Do they know from looking at the earth? I do not see evidence of that. It is more likely that it is communicated by God.

I disagree entirely. He was still human.
 

Thinkingstuff

Active Member
This is not of God! POINT BLANK! You should ask God for wisdom and stop rationalizing this. This "wisdom" of yours being express is demonic!
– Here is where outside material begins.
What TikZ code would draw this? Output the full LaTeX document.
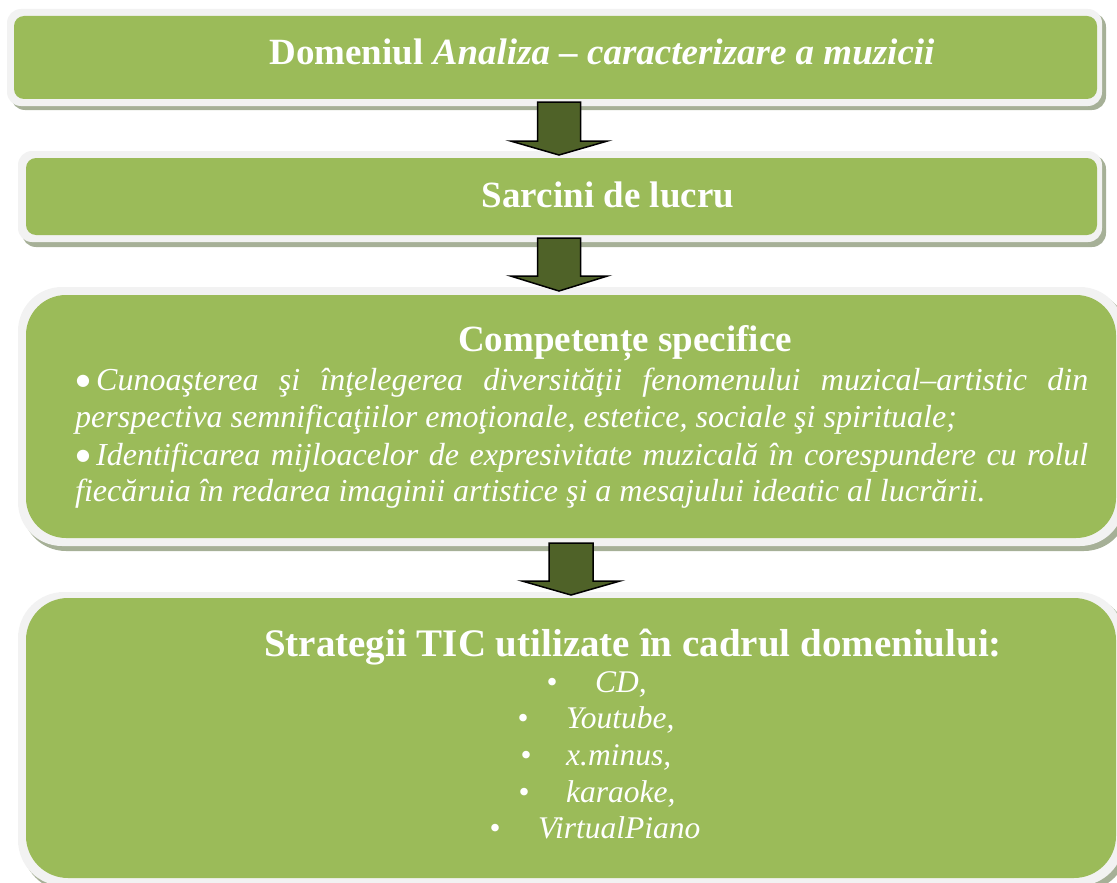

If this is what you believe you should stop asking people to pray for you. You need to stop it. Because you are engaged in demonic activity.
 

Thinkingstuff

Active Member
Let's take a look at Scripture regarding the dead and them knowing of things on earth:

Ecclesiastes 9:5-6

"For the living know that they will die,
but the dead know nothing;
they have no further reward,
and even the memory of them is forgotten.

Their love, their hate
and their jealousy have long since vanished;
never again will they have a part
in anything that happens under the sun
."

This is from a book that the author considers everything vain. The Jews did not have a developed understanding of the Afterlife and referred to the place of the dead for everyone saints and sinners alike. And so on the wisdom of this writer he hasn't meantioned the ressurection but trust God in the end by saying man's whole responsibility is to do Gods will. The book in otherwords is the epitome of man's widsom save the last verse.
 

Matt Black

Well-Known Member
Site Supporter
Hur hur! BP is 39% owned by Americans and now it's got a new American CEO, so no more blaming Britain for it's lash-ups.